Overview¶
Introduction¶
The CLAMS Vocabulary defines the type system used in the CLAMS project, notably used for annotating and describing multimedia content in a Multi-Media Interchange Format (MMIF) serialization. It provides:
Type Definitions - Pydantic-based models for annotation and document types
Runtime Validation - Automatic validation of serialized Annotation objects against type schemas
Versioning - Independent versioning of vocabulary types separate from the MMIF specification
Machine-Readable - JSON Schema generation and IDE support through Pydantic
Purpose¶
MMIF is a JSON-LD based format for representing multi-modal annotations on multimedia content. The CLAMS Vocabulary serves as the controlled vocabulary layer for “Annotation” objects in the MMIF serialization, defining:
Annotation Types - How to represent linguistic, visual, and audio annotations
Document Types - How to represent source documents (text, video, audio, images)
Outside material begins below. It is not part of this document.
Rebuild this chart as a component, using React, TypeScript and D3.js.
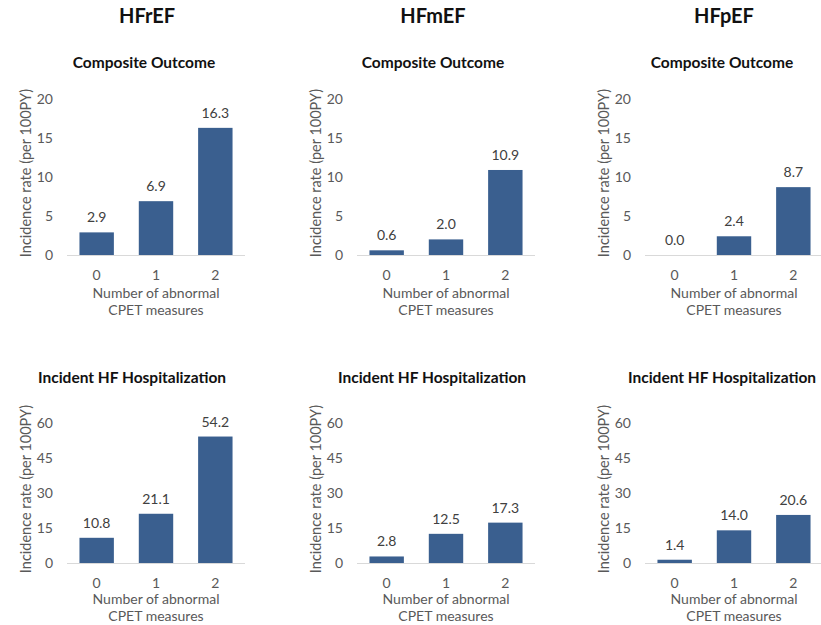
import * as d3 from "d3";
import React, { RefObject, useEffect, useRef } from "react";

const groups = ["HFrEF", "HFmEF", "HFpEF"];
const categories = ["0", "1", "2"];
const compositeValues = [
  [2.9, 6.9, 16.3],
  [0.6, 2.0, 10.9],
  [0.0, 2.4, 8.7],
];
const hospValues = [
  [10.8, 21.1, 54.2],
  [2.8, 12.5, 17.3],
  [1.4, 14.0, 20.6],
];
const compositeTicks = [0, 5, 10, 15, 20];
const hospTicks = [0, 15, 30, 45, 60];
const rowTitles = ["Composite Outcome", "Incident HF Hospitalization"];
const yLabel = "Incidence rate (per 100PY)";
const xLabelLines = ["Number of abnormal", "CPET measures"];

const width = 821;
const height = 625;
const font = "Lato, 'Open Sans', sans-serif";
const barColor = "#3a5f8f";

const App = () => {
  const d3Ref: RefObject<HTMLDivElement> = useRef(null);

  useEffect(() => {
    document.body.style.margin = "0";
    document.body.style.overflow = "hidden";
    const root = d3.select(d3Ref.current);
    root.selectAll("*").remove();
    const svg = root
      .append("svg")
      .attr("width", width)
      .attr("height", height)
      .style("display", "block")
      .style("font-family", font);

    const plotLeft = [67, 357, 645];
    const plotWidth = 178;
    const headerX = [147, 433, 724];
    const titleX = [
      [144, 433, 722],
      [132, 432, 722],
    ];
    const rows = [
      { values: compositeValues, ticks: compositeTicks, top: 99, base: 255, titleY: 63, xlab: 293 },
      { values: hospValues, ticks: hospTicks, top: 423, base: 563, titleY: 378, xlab: 599 },
    ];

    groups.forEach((g, i) => {
      svg
        .append("text")
        .attr("x", headerX[i])
        .attr("y", 23)
        .attr("text-anchor", "middle")
        .style("font-size", "20px")
        .style("font-weight", "bold")
        .attr("fill", "#111")
        .text(g);
    });

    rows.forEach((row, r) => {
      groups.forEach((_, c) => {
        const left = plotLeft[c];
        const x = d3
          .scaleBand()
          .domain(categories)
          .range([left, left + plotWidth])
          .paddingInner(0.42)
          .paddingOuter(0.21);
        const y = d3
          .scaleLinear()
          .domain([0, d3.max(row.ticks) as number])
          .range([row.base, row.top]);

        const g = svg.append("g");

        g.append("text")
          .attr("x", titleX[r][c])
          .attr("y", row.titleY)
          .attr("dy", "0.35em")
          .attr("text-anchor", "middle")
          .style("font-size", "15.5px")
          .style("font-weight", "bold")
          .attr("fill", "#111")
          .text(rowTitles[r]);

        // y tick labels
        g.selectAll("text.ytick")
          .data(row.ticks)
          .enter()
          .append("text")
          .attr("class", "ytick")
          .attr("x", left - 14)
          .attr("y", (d) => y(d))
          .attr("dy", "0.35em")
          .attr("text-anchor", "end")
          .style("font-size", "14px")
          .attr("fill", "#595959")
          .text((d) => d);

        // y axis title
        g.append("text")
          .attr(
            "transform",
            `translate(${left - 41}, ${(row.base + row.top) / 2 - 4}) rotate(-90)`
          )
          .attr("text-anchor", "middle")
          .attr("dy", "0.35em")
          .style("font-size", "14.5px")
          .attr("fill", "#595959")
          .text(yLabel);

        // bars
        g.selectAll("rect.bar")
          .data(row.values[c])
          .enter()
          .append("rect")
          .attr("class", "bar")
          .attr("x", (_, i) => x(categories[i]) as number)
          .attr("y", (d) => y(d))
          .attr("width", x.bandwidth())
          .attr("height", (d) => row.base - y(d))
          .attr("fill", barColor);

        // baseline
        g.append("line")
          .attr("x1", left)
          .attr("x2", left + plotWidth)
          .attr("y1", row.base + 0.5)
          .attr("y2", row.base + 0.5)
          .attr("stroke", "#d9d9d9")
          .attr("stroke-width", 1);

        // value labels
        g.selectAll("text.val")
          .data(row.values[c])
          .enter()
          .append("text")
          .attr("class", "val")
          .attr("x", (_, i) => (x(categories[i]) as number) + x.bandwidth() / 2)
          .attr("y", (d) => y(d) - 10)
          .attr("text-anchor", "middle")
          .style("font-size", "14px")
          .attr("fill", "#404040")
          .text((d) => d.toFixed(1));

        // x tick labels
        g.selectAll("text.xtick")
          .data(categories)
          .enter()
          .append("text")
          .attr("class", "xtick")
          .attr("x", (d) => (x(d) as number) + x.bandwidth() / 2)
          .attr("y", row.base + 20)
          .attr("dy", "0.35em")
          .attr("text-anchor", "middle")
          .style("font-size", "14px")
          .attr("fill", "#595959")
          .text((d) => d);

        // x axis title
        xLabelLines.forEach((line, k) => {
          g.append("text")
            .attr("x", left + plotWidth / 2)
            .attr("y", row.xlab + k * 17)
            .attr("dy", "0.35em")
            .attr("text-anchor", "middle")
            .style("font-size", "14px")
            .attr("fill", "#595959")
            .text(line);
        });
      });
    });
  }, [d3Ref]);

  return <div ref={d3Ref} />;
};

export default App;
(planned) Controlled Vocabularies - Enumerated value sets for constrained properties
(planned) Task Types - Definitions for processing content analysis tasks (NLP, CV, etc) and their general input/output relationships
Architecture¶
Pure Python Implementation¶
Earlier versions of the CLAMS Vocabulary were published as part of the MMIF specification in YAML format. The new implementation (as of 2026) uses pure Python with Pydantic models. Benefits include:
Single source of truth for types and validation
No separate schema generation step
IDE autocomplete and type checking
Runtime validation with clear error messages
Versioning Strategy¶
Each vocabulary type maintains independent versions:
Archetype - The current/desired state (human-edited)
Snapshots - Immutable historical versions (auto-generated)
When a type changes, the build system generates a new version snapshot, ensuring backward compatibility with older MMIF files.
Using the Vocabulary¶
For detailed usage instructions including import patterns, type resolution, comparison behavior, and property aliases, see the Usage Guide guide.
Integration with mmif-python SDK¶
The vocabulary integrates with mmif-python for MMIF serialization and deserialization. For integration details and migration guides, see the mmif-python documentation.